I want to remind you that these sermons will not be given on 7 consecutive Sundays but will be spaced out over the next two months.  It’s summer, you will be away for some weeks and so will I, but each of the seven sermons will be collected in a common place on our website and in the same podcast, so you can keep up with the series, catch up easily when you’ve missed a week or listen again, and if you feel so led, share it with friends or join us in our Wednesday Bible studies for a deeper dive.

This leaves one remaining question which I think needs comment today:

Why understand the Bible?  And what help is it to understand it in this way?  In a practical sense, and for regular churchgoers, it’s a good use of your time.  Why come to worship, or study the Bible in your own or in a small group, only to feel like you’re being asked week after week to open the book aimlessly to Jeremiah 31 or Ecclesiastes 3 or John 15 with no point of reference as to where you might be in the larger story.  I hope these weeks will provide an orientation that you can turn to again and again and that knowing the whole story will help the individual parts of the Bible make more sense.

There are deeper reasons too, and not just for those of us who identify as “church people.”  Understanding the Bible as this story of a covenant means seeing the world differently.  The victories and defeats, the joys and sorrows of our own small lives are taking place as part of a larger story of the redemption of the world.  Our inexplicable sufferings might become a little more bearable when we see that others have been down this road before us, so we know we are not alone.  Our struggles to be on the side of the good, even against long odds, increase in their meaning.  And when we see God’s incredible patience and tenacity, loving the world, again and again, no matter how many times we fail and falter, we come to see that above all else, the Bible is a story of grace, of God’s unfailing love.  We have never earned it, but it is still promised to us, day after day after day.

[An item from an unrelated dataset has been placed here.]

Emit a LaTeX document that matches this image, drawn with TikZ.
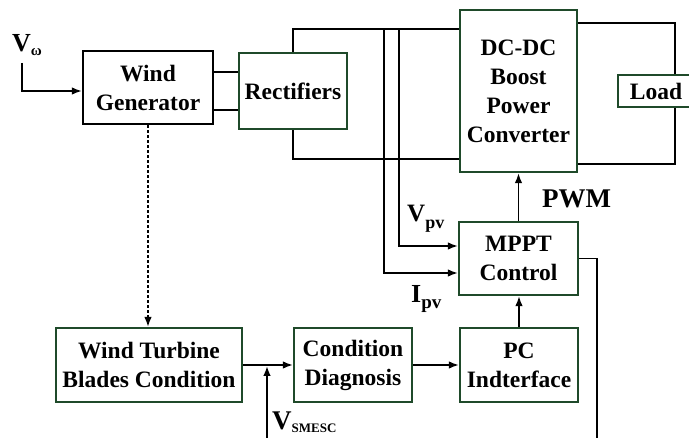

Not only do we find these themes in The Lord of the Rings, and in Steinbeck, but in Flannery O’Connor and Maya Angelou, and the tellings of our American story by Abraham Lincoln and Martin Luther King, Jr.  And the story belongs to you as well.  Maybe you are a young person seeking direction, or an older person searching for meaning, or a busy parent just trying to get through the day:  Perhaps you often find that the days are long but the years are passing quickly.  You sense the giftedness but also the brokenness of your own life.  You imagine that life was once simpler, and you wonder if such a life for you can be restored.  All of these stories find their origins in the Bible.  I hope you will find this series to be a renewal of your love for the traditions that we share and that are meant as a gift for all of us.  This is our story—embrace it!  Amen.